Élu d'un territoire touristique, je crois que l'activité touristique est l'avenir du pays et que nous sommes loin d'être allés au bout de nos possibilités. Pourquoi, dès lors, faire preuve d'une telle timidité lorsqu'il est question des aéroports ?

D'un côté, lors des questions au Gouvernement, on nous expose avec enthousiasme l'avenir touristique du pays pour expliquer comment l'on compte augmenter le nombre de visiteurs – discours qui me convainc, du reste, car je suis certain que le nombre de visiteurs croîtra dans les prochaines années. Mais de l'autre, lorsqu'il s'agit d'Aéroports de Paris, on met en avant les risques potentiels pour expliquer qu'il faille s'en débarrasser au plus vite car, sait-on jamais, la situation pourrait mal tourner demain. Ce n'est pas sérieux !

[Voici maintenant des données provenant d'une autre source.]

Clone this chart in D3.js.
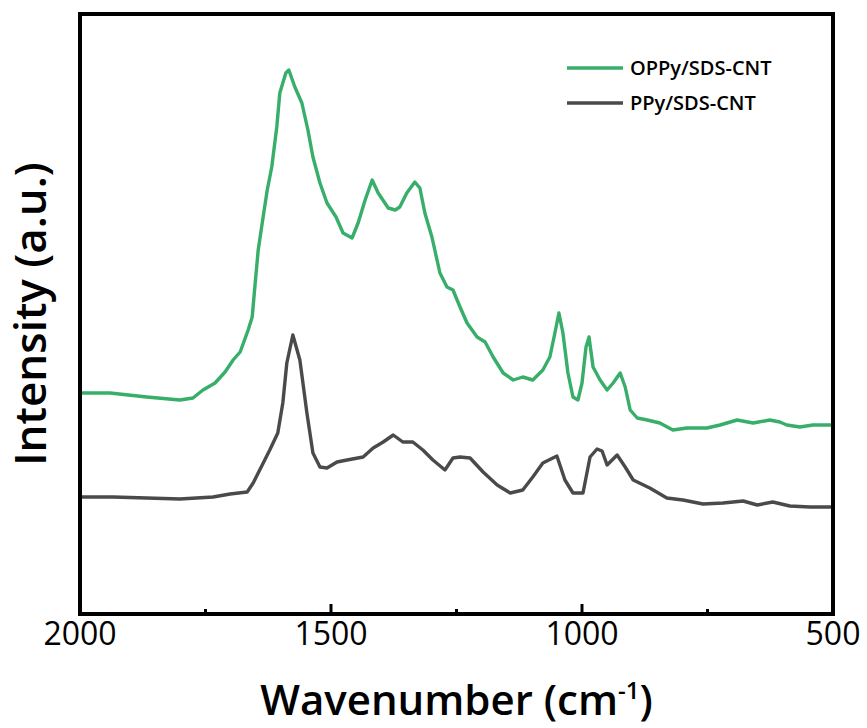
<!DOCTYPE html>
<html>
<head>
<meta charset="utf-8">
<script src="https://cdn.jsdelivr.net/npm/d3@7"></script>
<style>
  body { margin: 0; background: #fff; }
  text { font-family: "Open Sans", "Noto Sans", sans-serif; fill: #000; }
</style>
</head>
<body>
<svg width="867" height="728"></svg>
<script>
// Spectra (wavenumber in cm-1, intensity in a.u.)
const oppyWave = [2000, 1940, 1867, 1801, 1775, 1755, 1731, 1711, 1695, 1681, 1665, 1657, 1651, 1645, 1637, 1627, 1618, 1608, 1602, 1590, 1584, 1572, 1558, 1546, 1536, 1522, 1508, 1490, 1476, 1458, 1446, 1432, 1418, 1406, 1386, 1372, 1363, 1349, 1333, 1323, 1313, 1299, 1283, 1269, 1257, 1243, 1229, 1209, 1193, 1177, 1157, 1137, 1118, 1098, 1078, 1064, 1054, 1046, 1038, 1028, 1018, 1008, 1000, 992, 986, 978, 964, 950, 938, 924, 914, 904, 890, 870, 845, 819, 791, 751, 725, 691, 659, 626, 606, 592, 566, 540, 500];
const oppyInt = [221, 221, 217, 214, 216, 224, 231, 242, 254, 262, 284, 297, 331, 364, 391, 424, 447, 487, 521, 541, 544, 527, 511, 484, 457, 431, 411, 397, 381, 376, 391, 414, 434, 421, 406, 404, 407, 421, 432, 426, 401, 377, 341, 327, 324, 307, 291, 277, 272, 257, 241, 234, 237, 234, 244, 257, 281, 301, 281, 241, 217, 214, 231, 267, 277, 247, 234, 224, 231, 241, 227, 204, 196, 194, 191, 184, 186, 186, 189, 194, 191, 194, 192, 189, 187, 189, 189];

const ppyWave = [2000, 1934, 1867, 1801, 1735, 1701, 1667, 1655, 1637, 1622, 1606, 1596, 1588, 1576, 1562, 1548, 1536, 1522, 1508, 1488, 1468, 1436, 1416, 1396, 1376, 1357, 1337, 1317, 1297, 1273, 1257, 1243, 1223, 1197, 1169, 1143, 1118, 1098, 1078, 1050, 1034, 1018, 998, 984, 970, 960, 950, 930, 914, 898, 865, 831, 799, 759, 719, 679, 651, 620, 586, 546, 500];
const ppyInt = [117, 117, 116, 115, 117, 120, 122, 131, 149, 164, 181, 211, 251, 279, 254, 201, 161, 147, 146, 152, 154, 157, 166, 172, 179, 172, 172, 164, 154, 144, 156, 157, 156, 142, 129, 121, 124, 137, 151, 158, 134, 121, 121, 157, 165, 163, 149, 159, 147, 134, 126, 116, 114, 110, 111, 113, 109, 112, 108, 107, 107];

const seriesNames = ["OPPy/SDS-CNT", "PPy/SDS-CNT"];
const seriesColors = ["#37ae69", "#4a4a4a"];
const majorTicks = [2000, 1500, 1000, 500];
const minorTicks = [1750, 1250, 750];

const svg = d3.select("svg");
const margin = { left: 80, right: 34, top: 14, bottom: 114 };
const width = +svg.attr("width"), height = +svg.attr("height");
const x0 = margin.left, x1 = width - margin.right;
const y0 = height - margin.bottom, y1 = margin.top;

const x = d3.scaleLinear().domain([2000, 500]).range([x0, x1]);
const y = d3.scaleLinear().domain([0, 600]).range([y0, y1]);

const line = d3.line()
  .x(d => x(d[0]))
  .y(d => y(d[1]));

const series = [
  d3.zip(oppyWave, oppyInt),
  d3.zip(ppyWave, ppyInt)
];

svg.selectAll("path.spec")
  .data(series)
  .enter()
  .append("path")
  .attr("class", "spec")
  .attr("d", line)
  .attr("fill", "none")
  .attr("stroke", (d, i) => seriesColors[i])
  .attr("stroke-width", 3.4)
  .attr("stroke-linejoin", "round");

// bottom axis, ticks pointing inward
const axis = svg.append("g").attr("transform", `translate(0,${y0})`);
axis.selectAll("line.major")
  .data(majorTicks)
  .enter().append("line")
  .attr("x1", d => x(d)).attr("x2", d => x(d))
  .attr("y1", 0).attr("y2", -10)
  .attr("stroke", "#000").attr("stroke-width", 3);
axis.selectAll("line.minor")
  .data(minorTicks)
  .enter().append("line")
  .attr("x1", d => x(d)).attr("x2", d => x(d))
  .attr("y1", 0).attr("y2", -5)
  .attr("stroke", "#000").attr("stroke-width", 3);
axis.selectAll("text")
  .data(majorTicks)
  .enter().append("text")
  .attr("x", d => x(d))
  .attr("y", 31)
  .attr("text-anchor", "middle")
  .style("font-size", "32px")
  .style("font-weight", 500)
  .text(d => d);

// frame
svg.append("rect")
  .attr("x", x0).attr("y", y1)
  .attr("width", x1 - x0).attr("height", y0 - y1)
  .attr("fill", "none")
  .attr("stroke", "#000")
  .attr("stroke-width", 4);

// axis titles
const xt = svg.append("text")
  .attr("x", (x0 + x1) / 2)
  .attr("y", 715)
  .attr("text-anchor", "middle")
  .style("font-size", "42px")
  .style("font-weight", 600);
xt.append("tspan").text("Wavenumber (cm");
xt.append("tspan").attr("dy", -16).style("font-size", "24px").text("-1");
xt.append("tspan").attr("dy", 16).text(")");

svg.append("text")
  .attr("transform", `translate(46,${(y0 + y1) / 2}) rotate(-90)`)
  .attr("text-anchor", "middle")
  .style("font-size", "44px")
  .style("font-weight", 600)
  .text("Intensity (a.u.)");

// legend
const legend = svg.append("g").attr("transform", "translate(567,68)");
const item = legend.selectAll("g")
  .data(seriesNames)
  .enter().append("g")
  .attr("transform", (d, i) => `translate(0,${i * 35})`);
item.append("line")
  .attr("x1", 0).attr("x2", 56)
  .attr("stroke", (d, i) => seriesColors[i])
  .attr("stroke-width", 3.4);
item.append("text")
  .attr("x", 63)
  .attr("y", 7)
  .style("font-size", "20px")
  .style("font-weight", 600)
  .text(d => d);
</script>
</body>
</html>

On sait parfaitement que le trafic aérien augmentera demain dans le monde, que l'activité d'ADP ne cessera de se développer mais on préfère se priver de cette progression. Quel mauvais calcul !

Vous essayez d'emporter notre adhésion en nous expliquant que serait choisi un investisseur privé qui, lui au moins, investira. Tout d'abord, la puissance publique est capable d'investir, elle l'a déjà prouvé. N'oubliez pas, par ailleurs, que vous avez limité la durée de l'exploitation à soixante-dix ans – nous proposerons même un amendement pour réduire cette durée à trente-cinq ans car comment pouvez-vous garantir sur soixante-dix ans que l'investisseur poursuivra ses investissements au-delà de cinq ou dix ans ? De quels moyens de pression disposera-t-on s'il n'investit pas ?

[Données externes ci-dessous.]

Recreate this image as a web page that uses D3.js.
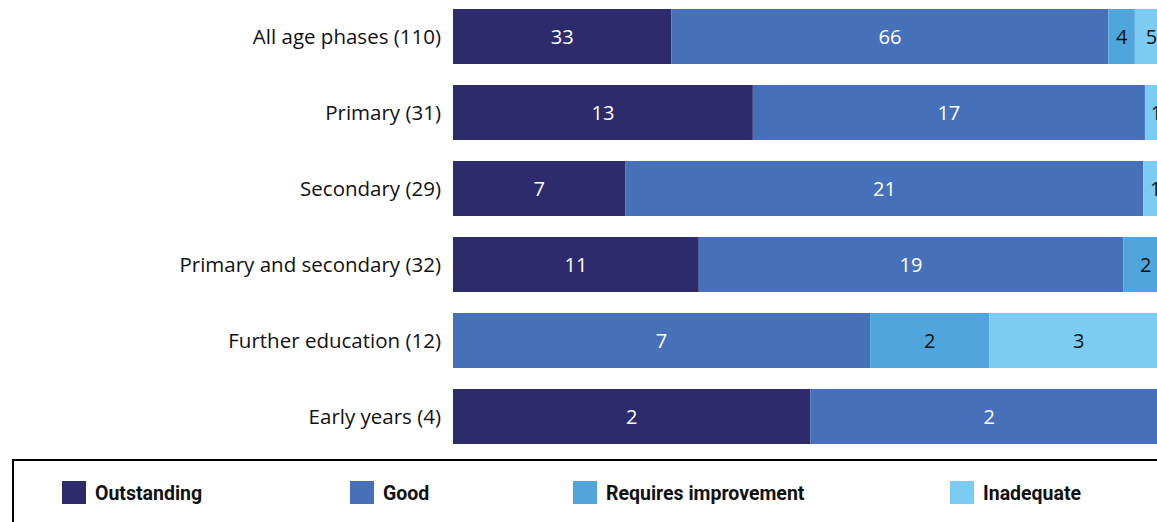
<!DOCTYPE html>
<html>
<head>
<meta charset="utf-8">
<script src="https://cdn.jsdelivr.net/npm/d3@7"></script>
<style>
  body { margin: 0; background: #fff; overflow: hidden; }
  svg { display: block; }
  .label { font-family: "Open Sans", sans-serif; font-size: 20.5px; fill: #111; }
  .value { font-family: "Open Sans", sans-serif; font-size: 20px; }
  .legend text { font-family: Roboto, "Open Sans", sans-serif; font-weight: bold; font-size: 19.5px; fill: #111; }
</style>
</head>
<body>
<div id="chart"></div>
<script>
// Data
const categories = ['All age phases (110)', 'Primary (31)', 'Secondary (29)', 'Primary and secondary (32)', 'Further education (12)', 'Early years (4)']
const keys = ['Outstanding', 'Good', 'Requires improvement', 'Inadequate']
const outstanding = [33, 13, 7, 11, 0, 2]
const good = [66, 17, 21, 19, 7, 2]
const requiresImprovement = [4, 0, 0, 2, 2, 0]
const inadequate = [5, 1, 1, 0, 3, 0]
const colors = ['#2e2b6d', '#4671b8', '#50a6dc', '#7ccbf1']
const textColors = ['#fff', '#fff', '#111', '#111']

const dataset = categories.map((c, i) => ({
  category: c,
  'Outstanding': outstanding[i],
  'Good': good[i],
  'Requires improvement': requiresImprovement[i],
  'Inadequate': inadequate[i],
}))

// Dimensions
const dimensions = {
  width: 1157,
  height: 522,
  barLeft: 453,
  barWidth: 715,
  top: 9,
  bandStep: 76,
  barHeight: 55,
}
const innerPad = (dimensions.bandStep - dimensions.barHeight) / dimensions.bandStep

const svg = d3.select('#chart')
  .append('svg')
  .attr('width', dimensions.width)
  .attr('height', dimensions.height)

// Scales
const yScale = d3.scaleBand()
  .domain(categories)
  .range([dimensions.top, dimensions.top + dimensions.bandStep * (categories.length - innerPad)])
  .paddingInner(innerPad)
  .paddingOuter(0)

// normalise every row to its own total
const stacked = d3.stack()
  .keys(keys)
  .offset(d3.stackOffsetExpand)(dataset)

const xScale = d3.scaleLinear()
  .domain([0, 1])
  .range([dimensions.barLeft, dimensions.barLeft + dimensions.barWidth])

// Labels
svg.append('g')
  .selectAll('text')
  .data(categories)
  .join('text')
  .classed('label', true)
  .attr('x', dimensions.barLeft - 12)
  .attr('y', d => yScale(d) + yScale.bandwidth() / 2)
  .attr('dy', '0.36em')
  .attr('text-anchor', 'end')
  .text(d => d)

// Bars
const layers = svg.append('g')
  .selectAll('g')
  .data(stacked)
  .join('g')
  .attr('fill', (d, i) => colors[i])

layers.selectAll('rect')
  .data(d => d.filter(p => p.data[d.key] > 0))
  .join('rect')
  .attr('x', d => xScale(d[0]))
  .attr('y', d => yScale(d.data.category))
  .attr('width', d => xScale(d[1]) - xScale(d[0]))
  .attr('height', yScale.bandwidth())

layers.each(function (layer, i) {
  d3.select(this).selectAll('text')
    .data(layer.filter(p => p.data[layer.key] > 0))
    .join('text')
    .classed('value', true)
    .attr('fill', textColors[i])
    .attr('x', d => (xScale(d[0]) + xScale(d[1])) / 2)
    .attr('y', d => yScale(d.data.category) + yScale.bandwidth() / 2)
    .attr('dy', '0.36em')
    .attr('text-anchor', 'middle')
    .text(d => d.data[layer.key])
})

// Legend
const legend = svg.append('g').classed('legend', true)

legend.append('rect')
  .attr('x', 13)
  .attr('y', 460)
  .attr('width', 1200)
  .attr('height', 100)
  .attr('fill', 'none')
  .attr('stroke', '#000')
  .attr('stroke-width', 2)

const legendX = [62, 350, 573, 950]
const items = legend.selectAll('g.item')
  .data(keys)
  .join('g')
  .attr('class', 'item')
  .attr('transform', (d, i) => `translate(${legendX[i]}, 481)`)

items.append('rect')
  .attr('width', 24)
  .attr('height', 23)
  .attr('fill', (d, i) => colors[i])

items.append('text')
  .attr('x', 33)
  .attr('y', 11.5)
  .attr('dy', '0.36em')
  .text(d => d)
</script>
</body>
</html>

Une autre question, qui n'a pas été abordée, est celle du rachat de l'équipement, au bout de soixante-dix ans, par l'État. Sur ce sujet, nous avons connu des allers- retours qui nous ont coûté très cher ! Prenez l'Imprimerie nationale : nous l'avons vendue pour racheter ensuite trois fois plus cher le même bâtiment. L'État, dans ce genre d'affaire, a parfois fait de très mauvaises opérations. Soyons extrêmement prudents.

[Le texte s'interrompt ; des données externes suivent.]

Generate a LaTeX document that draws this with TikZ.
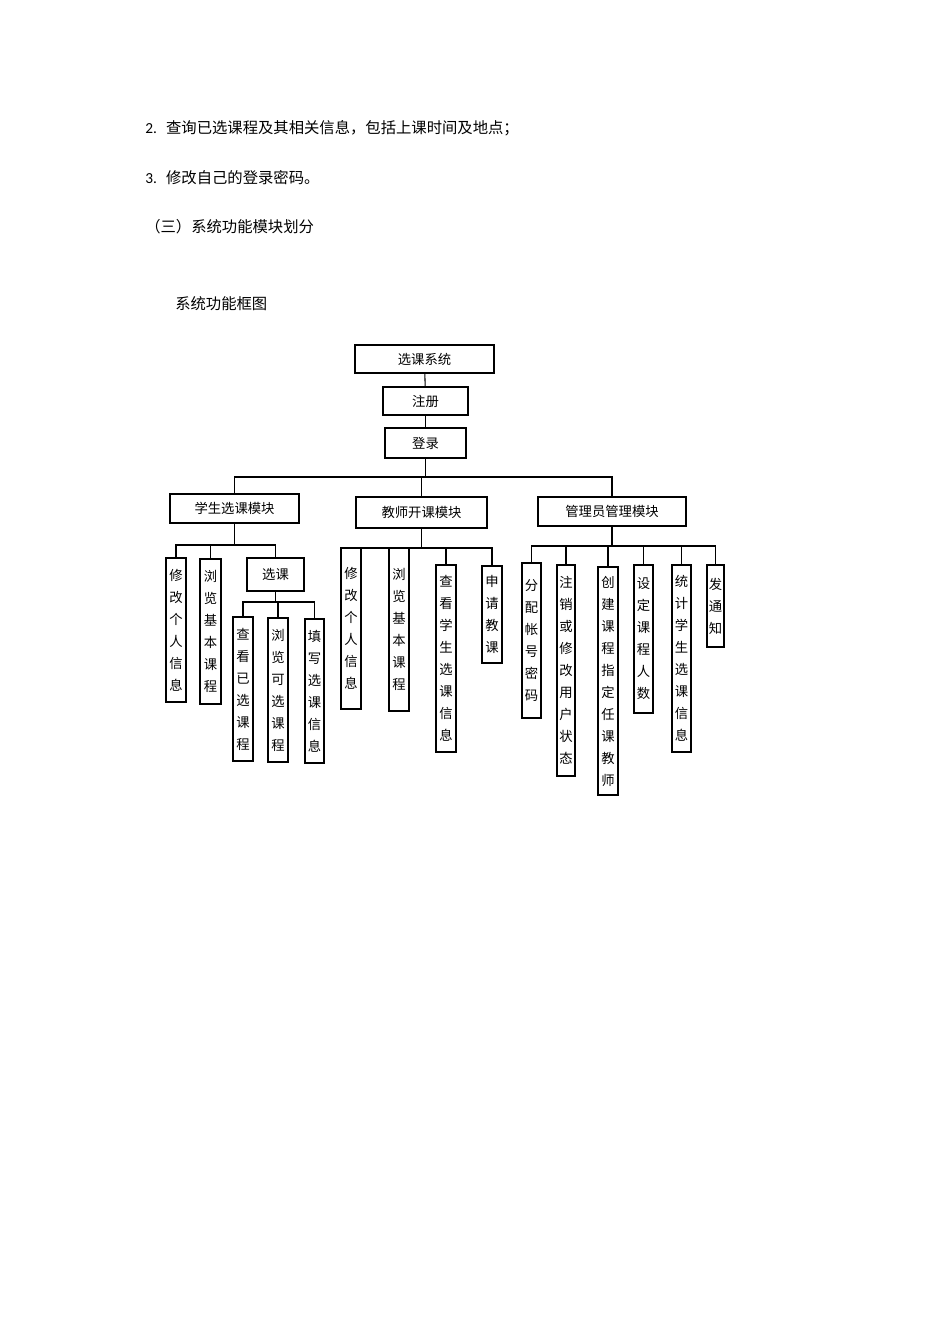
\documentclass[tikz,border=0pt]{standalone}
\usepackage{fontspec}
\setmainfont{Noto Sans CJK SC}
\newfontfamily\latinf{Carlito}
\tikzset{bx/.style={draw,thick,inner sep=0pt,align=center,font=\fontsize{10}{16.5}\selectfont},
 ln/.style={thick}, txt/.style={anchor=west,inner sep=0pt,font=\fontsize{11.5}{14}\selectfont}}
\newcommand\bx[6]{\node[bx,minimum width={(#4-#2)*0.75pt},minimum height={(#5-#3)*0.75pt}] (#1) at ({(#2+#4)/2},{(#3+#5)/2}) {#6};}
\newcommand\conn[3]{\draw[ln] (#1.south) -- (#1.south |- 0,#2) -| (#3.north);}
\begin{document}
\begin{tikzpicture}[x=0.75pt,y=-0.75pt]
\useasboundingbox[fill=white] (0,0) rectangle (950,1344);
\node[txt] (t1) at (145,128) {{\latinf 2.}\hspace{0.6em}查询已选课程及其相关信息，包括上课时间及地点；};
\node[txt] (t2) at (145,178) {{\latinf 3.}\hspace{0.6em}修改自己的登录密码。};
\node[txt] (t3) at (145,227) {（三）系统功能模块划分};
\node[txt] (t4) at (175,304) {系统功能框图};
\bx{sys}{355}{345}{494}{373}{选课系统}
\bx{reg}{383}{387}{468}{415}{注册}
\bx{log}{385}{428}{466}{458}{登录}
\bx{stu}{170}{494}{299}{523}{学生选课模块}
\bx{tea}{356}{497}{487}{528}{教师开课模块}
\bx{adm}{538}{497}{686}{526}{管理员管理模块}
\bx{s1}{166}{558}{186}{702}{修\\改\\个\\人\\信\\息}
\bx{s2}{200}{559}{221}{704}{浏\\览\\基\\本\\课\\程}
\bx{s3}{247}{558}{304}{591}{选课}
\bx{s31}{233}{617}{253}{761}{查\\看\\已\\选\\课\\程}
\bx{s32}{268}{618}{288}{762}{浏\\览\\可\\选\\课\\程}
\bx{s33}{305}{619}{324}{763}{填\\写\\选\\课\\信\\息}
\bx{t1b}{341}{548}{361}{709}{修\\改\\个\\人\\信\\息}
\bx{t2b}{389}{548}{409}{711}{浏\\览\\基\\本\\课\\程}
\bx{t3b}{436}{565}{456}{752}{查\\看\\学\\生\\选\\课\\信\\息}
\bx{t4b}{482}{566}{502}{663}{申\\请\\教\\课}
\bx{a1}{522}{563}{541}{718}{分\\配\\帐\\号\\密\\码}
\bx{a2}{557}{565}{575}{776}{注\\销\\或\\修\\改\\用\\户\\状\\态}
\bx{a3}{598}{567}{618}{795}{创\\建\\课\\程\\指\\定\\任\\课\\教\\师}
\bx{a4}{634}{565}{653}{713}{设\\定\\课\\程\\人\\数}
\bx{a5}{672}{565}{691}{752}{统\\计\\学\\生\\选\\课\\信\\息}
\bx{a6}{707}{565}{724}{647}{发\\通\\知}
\draw[ln] (sys) -- (reg);
\draw[ln] (reg) -- (log);
\conn{log}{477}{stu} \conn{log}{477}{tea} \conn{log}{477}{adm}
\conn{stu}{545}{s1} \conn{stu}{545}{s2} \conn{stu}{545}{s3}
\conn{s3}{602}{s31} \conn{s3}{602}{s32} \conn{s3}{602}{s33}
\conn{tea}{548}{t1b} \conn{tea}{548}{t2b} \conn{tea}{548}{t3b} \conn{tea}{548}{t4b}
\conn{adm}{546}{a1} \conn{adm}{546}{a2} \conn{adm}{546}{a3} \conn{adm}{546}{a4} \conn{adm}{546}{a5} \conn{adm}{546}{a6}
\end{tikzpicture}
\end{document}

Vous parlez de préparer l'avenir de nos enfants : soyons sérieux ! Lorsque Nicolas Sarkozy décida de lancer le programme d'investissements d'avenir, pas moins de 50 milliards furent mobilisés au total. Ici, vous ne mobilisez que 200 ou 250 millions d'euros par an. Ces sommes ne sont pas à la hauteur de l'enjeu. Oui, nous devons investir dans l'innovation mais pas avec si peu ! Vous n'êtes pas sérieux quand vous expliquez que vous comptez créer une rupture et projeter ainsi l'économie française dans le nouveau siècle avec des sommes aussi faibles. C'est ridicule.

Pour notre groupe, les choses sont claires. Y a-t-il des raisons stratégiques de conserver ADP ? Oui. Y a-t-il des raisons financières de se débarrasser de cet actif ? Non. Y a-t-il des raisons économiques de se débarrasser de cet actif ? Non.

Finalement, la seule vraie raison, que vous avez avouée, monsieur le ministre, car vous êtes honnête, est ailleurs. La dette publique flirte avec la barre des 100 % du PIB. Il faut donc, à tout prix, faire rentrer 10 milliards d'euros pour ne pas prendre le risque de dépasser cette limite ! Ce n'est pas très glorieux et nous en revenons toujours au même point : vous n'êtes pas capables de faire de vraies économies dans le budget de l'État. Dès lors, vous trouvez des solutions de bout de ficelle, qui nous mettent en danger et pénalisent l'État. Vous avez l'obsession de contrôler la dépense publique tout en étant incapables de la réduire.